(Tom McCarthy, 2015)
Spotlight has a great real-life story as raw material. It also has an outstanding cast of character actors and movie stars all committing fearlessly to this treatment of that story. What it does not have is a writer-director with any real feel for cinema.
That's not to say there is nothing to recommend in Spotlight; it is an engrossing, beautifully-acted procedural, with plenty of finely-observed details that bring the story and world to life. It's screenplay has some nice moments and a few fine characters.
Previous true-life procedurals like All the Presidents Men and the Insider combined sharp scripts and great actors with bravura direction. It's just that I don't think McCarthy is capable of "bravura". He is fantastic with actors, and this film is really well paced, giving out just enough exposition to keep an audience interested but never enough to slow things down so much that they might become bored.
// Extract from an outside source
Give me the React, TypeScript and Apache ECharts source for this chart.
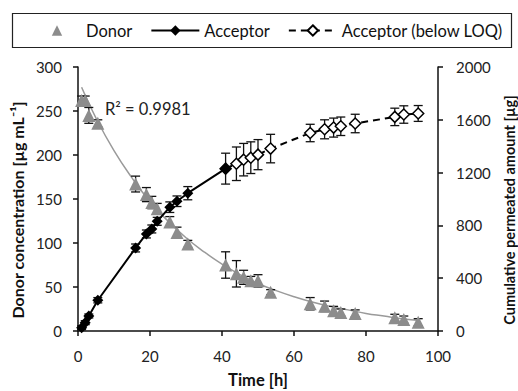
import React, { useEffect, useRef } from "react";
import * as echarts from "echarts";

const times = [1, 2, 3, 5.5, 16, 19, 20.5, 22, 25.5, 27.5, 30.5, 41, 44, 46, 48, 50, 53.5, 64.5, 68.5, 71, 73, 77, 88, 90.5, 94.5];
const donorValues = [262, 262, 245, 236, 167, 155, 146, 139, 124, 112, 99, 75, 65, 61, 57, 57, 44, 31, 28, 23, 21, 20, 15, 13, 10];
const donorErrors = [5, 5, 9, 4, 9, 8, 7, 6, 6, 6, 4, 15, 15, 8, 5, 7, 3, 7, 6, 5, 4, 4, 4, 4, 4];

const acceptorTimes = [1, 2, 3, 5.5, 16, 19, 20.5, 22, 25.5, 27.5, 30.5, 41];
const acceptorValues = [25, 63, 114, 233, 629, 735, 773, 831, 938, 983, 1044, 1230];
const acceptorErrors = [15, 15, 15, 20, 30, 30, 30, 30, 40, 40, 50, 117];

const loqTimes = [41, 44, 46, 48, 50, 53.5, 64.5, 68.5, 71, 73, 77, 88, 90.5, 94.5];
const loqValues = [1230, 1267, 1298, 1313, 1336, 1382, 1500, 1528, 1541, 1551, 1572, 1622, 1640, 1648];
const loqErrors = [0, 127, 123, 120, 114, 108, 66, 72, 72, 70, 70, 66, 66, 60];

const fitTimes = [1, 5, 10, 15, 20, 25, 30, 35, 40, 45, 50, 55, 60, 65, 70, 75, 80, 85, 90, 95];
const fitValues = [277, 242, 205, 174, 147, 125, 106, 90, 76, 64, 54, 46, 39, 33, 28, 24, 20, 17, 14, 12];

const legendNames = ["Donor", "Acceptor", "Acceptor (below LOQ)"];
const r2Label = "R² = 0.9981";

const FONT = "Lato";

function errorBar(params: any, api: any) {
  const x = api.value(0);
  const lo = api.value(1);
  const hi = api.value(2);
  if (hi - lo <= 0) return null;
  const p1 = api.coord([x, lo]);
  const p2 = api.coord([x, hi]);
  const hw = 4.5;
  const st = { stroke: "#111", lineWidth: 1.3 };
  return {
    type: "group",
    children: [
      { type: "line", shape: { x1: p1[0], y1: p1[1], x2: p2[0], y2: p2[1] }, style: st },
      { type: "line", shape: { x1: p1[0] - hw, y1: p1[1], x2: p1[0] + hw, y2: p1[1] }, style: st },
      { type: "line", shape: { x1: p2[0] - hw, y1: p2[1], x2: p2[0] + hw, y2: p2[1] }, style: st },
    ],
  };
}

export default function App() {
  const ref = useRef<HTMLDivElement>(null);
  useEffect(() => {
    if (!ref.current) return;
    const chart = echarts.init(ref.current, null, { renderer: "svg" });
    const axisLine = { show: true, lineStyle: { color: "#111", width: 1.5 } };
    const axisTick = { show: true, inside: false, length: 5, lineStyle: { color: "#111", width: 1.5 } };
    const axisLabel = { color: "#222", fontSize: 15, fontFamily: FONT, formatter: (v: number) => String(v) };
    const nameStyle = { color: "#111", fontWeight: "bold" as const, fontFamily: FONT };
    chart.setOption({
      animation: false,
      textStyle: { fontFamily: FONT },
      grid: { left: 78, right: 80, top: 67, bottom: 60, containLabel: false, outerBoundsMode: "none" },
      legend: {
        data: legendNames,
        left: 33,
        top: 22,
        padding: 0,
        itemWidth: 48,
        itemHeight: 13,
        itemGap: 18,
        textStyle: { color: "#111", fontSize: 16.5, fontFamily: FONT },
        selectedMode: false,
      },
      graphic: [
        {
          type: "rect",
          shape: { x: 12.5, y: 13.5, width: 499, height: 34 },
          style: { fill: "none", stroke: "#222", lineWidth: 1.2 },
          z: 10,
        },
        {
          type: "text",
          left: 105,
          top: 100,
          style: { text: r2Label, fill: "#222", fontSize: 16.5, fontFamily: FONT },
        },
      ],
      xAxis: {
        type: "value",
        min: 0,
        max: 100,
        interval: 20,
        name: "Time [h]",
        nameLocation: "middle",
        nameGap: 40,
        nameTextStyle: { ...nameStyle, fontSize: 16.5 },
        axisLine,
        axisTick,
        axisLabel: { ...axisLabel, margin: 17 },
        splitLine: { show: false },
      },
      yAxis: [
        {
          type: "value",
          min: 0,
          max: 300,
          interval: 50,
          name: "Donor concentration [µg mL⁻¹]",
          nameLocation: "middle",
          nameGap: 52,
          nameTextStyle: { ...nameStyle, fontSize: 16, padding: [0, 22, 0, 0] },
          axisLine,
          axisTick,
          axisLabel: { ...axisLabel, margin: 16 },
          splitLine: { show: false },
        },
        {
          type: "value",
          min: 0,
          max: 2000,
          interval: 400,
          position: "right",
          name: "Cumulative permeated amount [µg]",
          nameLocation: "middle",
          nameGap: 63,
          nameRotate: 90,
          nameTextStyle: { ...nameStyle, fontSize: 14.5, padding: [0, 22, 0, 0] },
          axisLine,
          axisTick,
          axisLabel: { ...axisLabel, margin: 18 },
          splitLine: { show: false },
        },
      ],
      series: [
        {
          name: "fit",
          type: "line",
          yAxisIndex: 0,
          smooth: true,
          showSymbol: false,
          data: fitTimes.map((t, i) => [t, fitValues[i]]),
          lineStyle: { color: "#9a9a9a", width: 1.5 },
          itemStyle: { color: "#9a9a9a" },
          z: 1,
        },
        {
          name: "donorErr",
          type: "custom",
          yAxisIndex: 0,
          renderItem: errorBar,
          encode: { x: 0, y: [1, 2] },
          data: times.map((t, i) => [t, donorValues[i] - donorErrors[i], donorValues[i] + donorErrors[i]]),
          z: 2,
        },
        {
          name: "accErr",
          type: "custom",
          yAxisIndex: 1,
          renderItem: errorBar,
          encode: { x: 0, y: [1, 2] },
          data: acceptorTimes.map((t, i) => [t, acceptorValues[i] - acceptorErrors[i], acceptorValues[i] + acceptorErrors[i]]),
          z: 2,
        },
        {
          name: "loqErr",
          type: "custom",
          yAxisIndex: 1,
          renderItem: errorBar,
          encode: { x: 0, y: [1, 2] },
          data: loqTimes.map((t, i) => [t, loqValues[i] - loqErrors[i], loqValues[i] + loqErrors[i]]),
          z: 2,
        },
        {
          name: "Donor",
          type: "line",
          yAxisIndex: 0,
          data: times.map((t, i) => [t, donorValues[i]]),
          symbol: "triangle",
          symbolSize: 13,
          showAllSymbol: true,
          lineStyle: { width: 0, opacity: 0 },
          itemStyle: { color: "#8c8c8c" },
          z: 5,
        },
        {
          name: "Acceptor (below LOQ)",
          type: "line",
          yAxisIndex: 1,
          data: loqTimes.map((t, i) => [t, loqValues[i]]),
          symbol: "diamond",
          symbolSize: 11,
          showAllSymbol: true,
          lineStyle: { color: "#000", width: 2, type: [7, 5] },
          itemStyle: { color: "#fff", borderColor: "#000", borderWidth: 1.5 },
          z: 4,
        },
        {
          name: "Acceptor",
          type: "line",
          yAxisIndex: 1,
          data: acceptorTimes.map((t, i) => [t, acceptorValues[i]]),
          symbol: "diamond",
          symbolSize: 11,
          showAllSymbol: true,
          lineStyle: { color: "#000", width: 2 },
          itemStyle: { color: "#000" },
          z: 6,
        },
      ],
    });
    return () => chart.dispose();
  }, []);
  return <div ref={ref} style={{ width: 518, height: 391, position: "absolute", left: 0, top: 0 }} />;
}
The story follows a specialist team of reporters at the Boston Globe as they investigate a story of the Catholic Church and it's decade-long cover-up of paedophile priests. Those reporters are played by the likes of Michael Keaton, Mark Ruffalo and Rachel McAdams while Liev Schrieber appears as the new Editor of the Paper, an outsider and Jew, who pushes for the story to the displeasure of most of the city, it seems.
McCarthy shoots it all like it's television. From 1997. Flat, "realistic" lighting, dull blocking and compositions. The camera moves little, and never with any real sense of purpose, either thematic or aesthetic. It feels as if he has learned to direct from a book of How to Direct. Directing: a Fools Guide, perhaps?
It's a shame, because this could and should be an important film about a hugely controversial topic. Instead it is a mediocrity; never bad - its far too tasteful for that - but never great either.